Le cœur de ce que les Espagnols ont à tort appelé El Fuerte (« Le Fort »), à Samaipata, est en réalité également un temple, et remonte, lui aux cultures Mojocoya (1-900) et/ou Chané (900-1450). Il n’est pas construit : le Cerro esculpido (« mont sculpté ») est une roche d’environ 300 sur 20 m, au sommet d’un promontoire de 1 900 m qui domine la région — on est ici sur les contreforts andins, frontière où ont pu s’installer aussi bien des peuples andins (Mojocoya, Aymara, « Incas ») que du Chaco ou d’Amazonie (Chané, Guarani).
Évidemment, cette situation élevée d’un lieu de culte, comme partout, vise à approcher, à dialoguer avec le supramonde. Je mettrais ma main à couper qu’il s’agissait du culte au dieu Soleil, masculin et créateur, et peut-être de la déesse Lune, autre représentation de la Terre féminine, ou sa « sœur » Lune, Mama Quilla, dans la cosmogonie andine. Mais ne nous méprenons pas : il ne s’agissait pas d’« adorer le soleil ». Pour les Desana d’aujourd’hui, Père Soleil réside dans l’inframonde et ce que nous voyons n’en est qu’une apparence.
Samaipata : le Cerro esculpido
Le Cerro esculpido comporte d’une part d’innombrables motifs gravés ou creusés dans la roche, jaguar, canal zigzagant en forme de serpent, etc., et, en son sommet, le chœur sacerdotal, un cercle creusé de neuf sièges où les clercs se réunissaient pour leurs rites ou leurs prières ; et d’autre part, sur ses flancs, plusieurs « temples » constitués de groupes de niches, la plupart à taille humaine, dont on pense qu’elles abritaient des momies. D’ici à Quito (les Quitu), plusieurs cultures momifiaient leurs défunts ou au moins ceux de l’élite, souvent en position fœtale, celle de notre origine (cette momification pouvait d’ailleurs être naturelle dans cette région sèche).

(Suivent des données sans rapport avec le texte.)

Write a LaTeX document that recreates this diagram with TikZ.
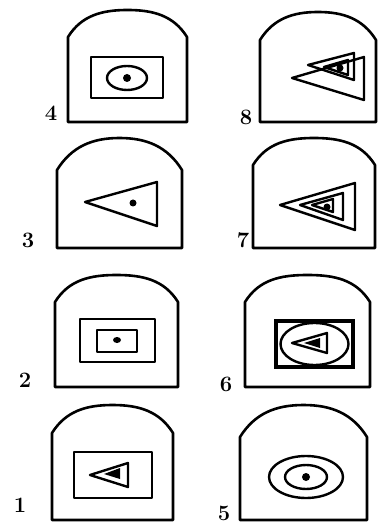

Un tel ensemble est très émouvant. Ce qui est facilité par la faible pression touristique (en tout cas à cette époque : Samaipata y a des allures de ville fantôme). Ostie la vieille m’a mille fois plus touché que Pompéi. On croit voir surgir dans le silence celles et ceux qui ont façonné et animé de tels lieux et leur magie.
Samaipata : le temple des cinq niches
S’il ne reste presque pas d’autre trace de la présence mojocoya ou chané, l’Empire inca s’y est ensuite installé. Il y a trouvé un lieu prédestiné à son propre culte au Soleil, père du Sapa Inca, et dont la représentation terrestre est le jaguar… Les Incas y construisaient même leur capitale régionale, projet qu’ils n’ont pu faire aboutir, sous la pression des incursions guarani.

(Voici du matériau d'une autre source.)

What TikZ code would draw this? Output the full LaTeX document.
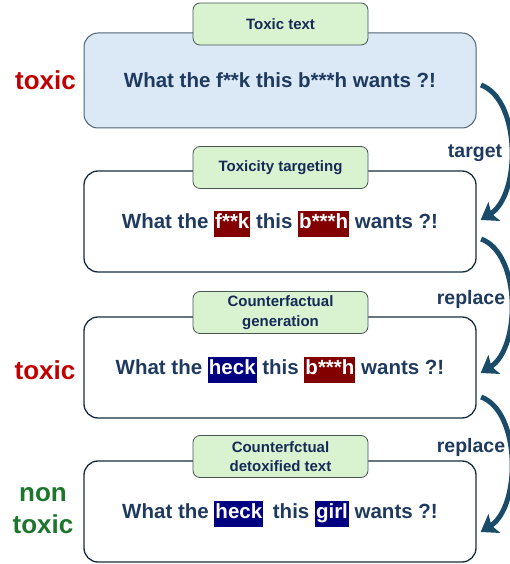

Momie mojocoya — Musée anthropologique de Sucre
Mais ils ont laissé derrière eux les ruines d’une cancha (marché), d’une kallanka (bâtiment administratif et militaire), de divers habitats et d’un acllahuasi (« maison des élues »). Ces sortes de couvents étaient installés dans toutes les régions qu’ils conquéraient, ils abritaient parfois des centaines de vierges, très contrôlées et destinées, selon leur rang et leur beauté, au Sapa Inca, aux dignitaires de l’empire ou à des hommes de moindre extraction dont on récompensait les services.
De Tiwanaku à Samaipata, on retrouve donc beaucoup en commun. Certes les cultures Tiwanaku, Mojocoya, Chané, Inca présentent-elles nombre de différences. Chaque peuple a son génie propre. Mais toutes les cultures des Andes, et jusqu’à celles de Mésoamérique, présentent un substrat commun, dont témoignent la parenté de leurs cosmogonies et cette obsession de la fertilité dans le culte voué au dieu du Soleil ou des Eaux, à la déesse de la Terre-Mère, et à leurs amours fécondes.

Notes

[1] Chez les Desana, le rôle de Créateur suprême est attribué au Soleil. Pour les cultures Tiwanaku, Wari et Inca, il est dévolu à Viracocha, qui crée le monde depuis les eaux du lac Titicaca, en commençant par le Soleil.

[2] Certains morts, comme les sacrifiés, ont dans nombre de cultures le privilège de rejoindre le supramonde.